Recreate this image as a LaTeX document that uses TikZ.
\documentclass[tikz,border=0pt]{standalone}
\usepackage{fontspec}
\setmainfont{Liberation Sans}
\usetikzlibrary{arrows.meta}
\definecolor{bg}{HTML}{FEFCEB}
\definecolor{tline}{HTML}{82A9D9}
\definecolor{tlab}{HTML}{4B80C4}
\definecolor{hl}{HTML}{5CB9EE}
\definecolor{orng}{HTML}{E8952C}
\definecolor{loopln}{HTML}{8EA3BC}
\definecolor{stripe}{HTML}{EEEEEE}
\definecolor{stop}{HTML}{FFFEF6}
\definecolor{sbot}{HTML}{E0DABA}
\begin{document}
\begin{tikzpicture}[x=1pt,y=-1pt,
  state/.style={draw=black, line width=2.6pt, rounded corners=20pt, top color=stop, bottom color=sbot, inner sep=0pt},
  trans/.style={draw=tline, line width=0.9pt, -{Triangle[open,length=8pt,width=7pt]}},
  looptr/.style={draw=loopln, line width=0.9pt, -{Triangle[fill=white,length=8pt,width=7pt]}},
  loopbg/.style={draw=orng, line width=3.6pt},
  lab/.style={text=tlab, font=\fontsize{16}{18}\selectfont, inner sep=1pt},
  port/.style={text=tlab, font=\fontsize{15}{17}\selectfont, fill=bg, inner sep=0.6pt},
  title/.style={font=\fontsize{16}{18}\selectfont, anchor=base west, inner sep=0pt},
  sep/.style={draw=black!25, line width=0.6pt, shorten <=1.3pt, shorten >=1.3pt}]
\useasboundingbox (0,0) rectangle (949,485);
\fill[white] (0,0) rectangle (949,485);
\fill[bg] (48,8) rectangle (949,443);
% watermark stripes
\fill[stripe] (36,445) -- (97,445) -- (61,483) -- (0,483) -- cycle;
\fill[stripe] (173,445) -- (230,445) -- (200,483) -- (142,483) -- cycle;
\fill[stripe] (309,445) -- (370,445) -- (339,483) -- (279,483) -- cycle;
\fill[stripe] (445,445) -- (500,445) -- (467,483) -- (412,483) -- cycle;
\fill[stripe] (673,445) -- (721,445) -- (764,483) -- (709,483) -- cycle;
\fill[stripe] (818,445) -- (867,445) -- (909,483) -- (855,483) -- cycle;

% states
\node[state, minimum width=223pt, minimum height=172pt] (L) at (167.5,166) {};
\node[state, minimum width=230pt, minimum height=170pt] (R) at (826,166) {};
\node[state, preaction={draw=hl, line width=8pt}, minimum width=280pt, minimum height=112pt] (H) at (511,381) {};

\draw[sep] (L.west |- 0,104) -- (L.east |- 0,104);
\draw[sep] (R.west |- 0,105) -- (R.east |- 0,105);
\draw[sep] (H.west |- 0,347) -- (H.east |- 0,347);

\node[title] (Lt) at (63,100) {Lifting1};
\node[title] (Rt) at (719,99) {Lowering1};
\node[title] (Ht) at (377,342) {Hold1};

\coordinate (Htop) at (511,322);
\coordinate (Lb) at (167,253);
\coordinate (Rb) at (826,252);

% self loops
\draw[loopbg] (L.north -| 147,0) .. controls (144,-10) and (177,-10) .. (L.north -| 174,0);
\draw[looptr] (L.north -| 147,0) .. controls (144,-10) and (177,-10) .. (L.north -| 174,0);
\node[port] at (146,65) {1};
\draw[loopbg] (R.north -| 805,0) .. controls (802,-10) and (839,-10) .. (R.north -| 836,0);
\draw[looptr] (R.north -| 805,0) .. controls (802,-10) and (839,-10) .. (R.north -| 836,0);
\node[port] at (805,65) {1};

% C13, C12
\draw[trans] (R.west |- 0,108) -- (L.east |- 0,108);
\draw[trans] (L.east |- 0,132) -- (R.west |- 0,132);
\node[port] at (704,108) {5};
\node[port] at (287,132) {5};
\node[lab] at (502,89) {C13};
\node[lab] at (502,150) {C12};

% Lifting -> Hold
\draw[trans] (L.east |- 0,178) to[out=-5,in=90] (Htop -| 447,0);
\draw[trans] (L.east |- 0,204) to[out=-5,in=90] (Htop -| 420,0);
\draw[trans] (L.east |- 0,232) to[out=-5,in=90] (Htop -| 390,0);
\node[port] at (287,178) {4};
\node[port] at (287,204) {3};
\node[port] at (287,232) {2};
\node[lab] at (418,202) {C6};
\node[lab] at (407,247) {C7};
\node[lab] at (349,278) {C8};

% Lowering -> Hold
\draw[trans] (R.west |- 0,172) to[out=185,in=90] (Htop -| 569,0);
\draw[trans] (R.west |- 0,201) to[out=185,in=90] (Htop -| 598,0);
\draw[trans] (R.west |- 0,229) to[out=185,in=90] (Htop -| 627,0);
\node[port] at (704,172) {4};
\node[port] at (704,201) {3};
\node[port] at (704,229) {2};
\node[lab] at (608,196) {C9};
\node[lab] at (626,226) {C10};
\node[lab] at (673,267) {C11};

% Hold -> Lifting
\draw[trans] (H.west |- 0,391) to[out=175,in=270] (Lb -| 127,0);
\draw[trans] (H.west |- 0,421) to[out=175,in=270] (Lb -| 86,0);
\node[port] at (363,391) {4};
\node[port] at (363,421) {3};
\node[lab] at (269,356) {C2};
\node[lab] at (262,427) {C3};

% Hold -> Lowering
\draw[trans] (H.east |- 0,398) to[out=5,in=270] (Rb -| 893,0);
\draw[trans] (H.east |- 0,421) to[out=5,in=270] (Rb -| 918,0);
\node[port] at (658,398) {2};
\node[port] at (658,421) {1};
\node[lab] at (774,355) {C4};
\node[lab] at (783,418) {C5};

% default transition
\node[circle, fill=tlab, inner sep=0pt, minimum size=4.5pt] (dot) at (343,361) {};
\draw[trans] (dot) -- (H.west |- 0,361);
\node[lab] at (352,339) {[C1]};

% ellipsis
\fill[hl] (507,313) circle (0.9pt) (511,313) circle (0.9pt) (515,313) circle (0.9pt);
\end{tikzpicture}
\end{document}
================
:: Aim of the exercise ::
Repeat the data above, word for word.

:: Answer to the problem ::
Recreate this image as a LaTeX document that uses TikZ.
\documentclass[tikz,border=0pt]{standalone}
\usepackage{fontspec}
\setmainfont{Liberation Sans}
\usetikzlibrary{arrows.meta}
\definecolor{bg}{HTML}{FEFCEB}
\definecolor{tline}{HTML}{82A9D9}
\definecolor{tlab}{HTML}{4B80C4}
\definecolor{hl}{HTML}{5CB9EE}
\definecolor{orng}{HTML}{E8952C}
\definecolor{loopln}{HTML}{8EA3BC}
\definecolor{stripe}{HTML}{EEEEEE}
\definecolor{stop}{HTML}{FFFEF6}
\definecolor{sbot}{HTML}{E0DABA}
\begin{document}
\begin{tikzpicture}[x=1pt,y=-1pt,
  state/.style={draw=black, line width=2.6pt, rounded corners=20pt, top color=stop, bottom color=sbot, inner sep=0pt},
  trans/.style={draw=tline, line width=0.9pt, -{Triangle[open,length=8pt,width=7pt]}},
  looptr/.style={draw=loopln, line width=0.9pt, -{Triangle[fill=white,length=8pt,width=7pt]}},
  loopbg/.style={draw=orng, line width=3.6pt},
  lab/.style={text=tlab, font=\fontsize{16}{18}\selectfont, inner sep=1pt},
  port/.style={text=tlab, font=\fontsize{15}{17}\selectfont, fill=bg, inner sep=0.6pt},
  title/.style={font=\fontsize{16}{18}\selectfont, anchor=base west, inner sep=0pt},
  sep/.style={draw=black!25, line width=0.6pt, shorten <=1.3pt, shorten >=1.3pt}]
\useasboundingbox (0,0) rectangle (949,485);
\fill[white] (0,0) rectangle (949,485);
\fill[bg] (48,8) rectangle (949,443);
% watermark stripes
\fill[stripe] (36,445) -- (97,445) -- (61,483) -- (0,483) -- cycle;
\fill[stripe] (173,445) -- (230,445) -- (200,483) -- (142,483) -- cycle;
\fill[stripe] (309,445) -- (370,445) -- (339,483) -- (279,483) -- cycle;
\fill[stripe] (445,445) -- (500,445) -- (467,483) -- (412,483) -- cycle;
\fill[stripe] (673,445) -- (721,445) -- (764,483) -- (709,483) -- cycle;
\fill[stripe] (818,445) -- (867,445) -- (909,483) -- (855,483) -- cycle;

% states
\node[state, minimum width=223pt, minimum height=172pt] (L) at (167.5,166) {};
\node[state, minimum width=230pt, minimum height=170pt] (R) at (826,166) {};
\node[state, preaction={draw=hl, line width=8pt}, minimum width=280pt, minimum height=112pt] (H) at (511,381) {};

\draw[sep] (L.west |- 0,104) -- (L.east |- 0,104);
\draw[sep] (R.west |- 0,105) -- (R.east |- 0,105);
\draw[sep] (H.west |- 0,347) -- (H.east |- 0,347);

\node[title] (Lt) at (63,100) {Lifting1};
\node[title] (Rt) at (719,99) {Lowering1};
\node[title] (Ht) at (377,342) {Hold1};

\coordinate (Htop) at (511,322);
\coordinate (Lb) at (167,253);
\coordinate (Rb) at (826,252);

% self loops
\draw[loopbg] (L.north -| 147,0) .. controls (144,-10) and (177,-10) .. (L.north -| 174,0);
\draw[looptr] (L.north -| 147,0) .. controls (144,-10) and (177,-10) .. (L.north -| 174,0);
\node[port] at (146,65) {1};
\draw[loopbg] (R.north -| 805,0) .. controls (802,-10) and (839,-10) .. (R.north -| 836,0);
\draw[looptr] (R.north -| 805,0) .. controls (802,-10) and (839,-10) .. (R.north -| 836,0);
\node[port] at (805,65) {1};

% C13, C12
\draw[trans] (R.west |- 0,108) -- (L.east |- 0,108);
\draw[trans] (L.east |- 0,132) -- (R.west |- 0,132);
\node[port] at (704,108) {5};
\node[port] at (287,132) {5};
\node[lab] at (502,89) {C13};
\node[lab] at (502,150) {C12};

% Lifting -> Hold
\draw[trans] (L.east |- 0,178) to[out=-5,in=90] (Htop -| 447,0);
\draw[trans] (L.east |- 0,204) to[out=-5,in=90] (Htop -| 420,0);
\draw[trans] (L.east |- 0,232) to[out=-5,in=90] (Htop -| 390,0);
\node[port] at (287,178) {4};
\node[port] at (287,204) {3};
\node[port] at (287,232) {2};
\node[lab] at (418,202) {C6};
\node[lab] at (407,247) {C7};
\node[lab] at (349,278) {C8};

% Lowering -> Hold
\draw[trans] (R.west |- 0,172) to[out=185,in=90] (Htop -| 569,0);
\draw[trans] (R.west |- 0,201) to[out=185,in=90] (Htop -| 598,0);
\draw[trans] (R.west |- 0,229) to[out=185,in=90] (Htop -| 627,0);
\node[port] at (704,172) {4};
\node[port] at (704,201) {3};
\node[port] at (704,229) {2};
\node[lab] at (608,196) {C9};
\node[lab] at (626,226) {C10};
\node[lab] at (673,267) {C11};

% Hold -> Lifting
\draw[trans] (H.west |- 0,391) to[out=175,in=270] (Lb -| 127,0);
\draw[trans] (H.west |- 0,421) to[out=175,in=270] (Lb -| 86,0);
\node[port] at (363,391) {4};
\node[port] at (363,421) {3};
\node[lab] at (269,356) {C2};
\node[lab] at (262,427) {C3};

% Hold -> Lowering
\draw[trans] (H.east |- 0,398) to[out=5,in=270] (Rb -| 893,0);
\draw[trans] (H.east |- 0,421) to[out=5,in=270] (Rb -| 918,0);
\node[port] at (658,398) {2};
\node[port] at (658,421) {1};
\node[lab] at (774,355) {C4};
\node[lab] at (783,418) {C5};

% default transition
\node[circle, fill=tlab, inner sep=0pt, minimum size=4.5pt] (dot) at (343,361) {};
\draw[trans] (dot) -- (H.west |- 0,361);
\node[lab] at (352,339) {[C1]};

% ellipsis
\fill[hl] (507,313) circle (0.9pt) (511,313) circle (0.9pt) (515,313) circle (0.9pt);
\end{tikzpicture}
\end{document}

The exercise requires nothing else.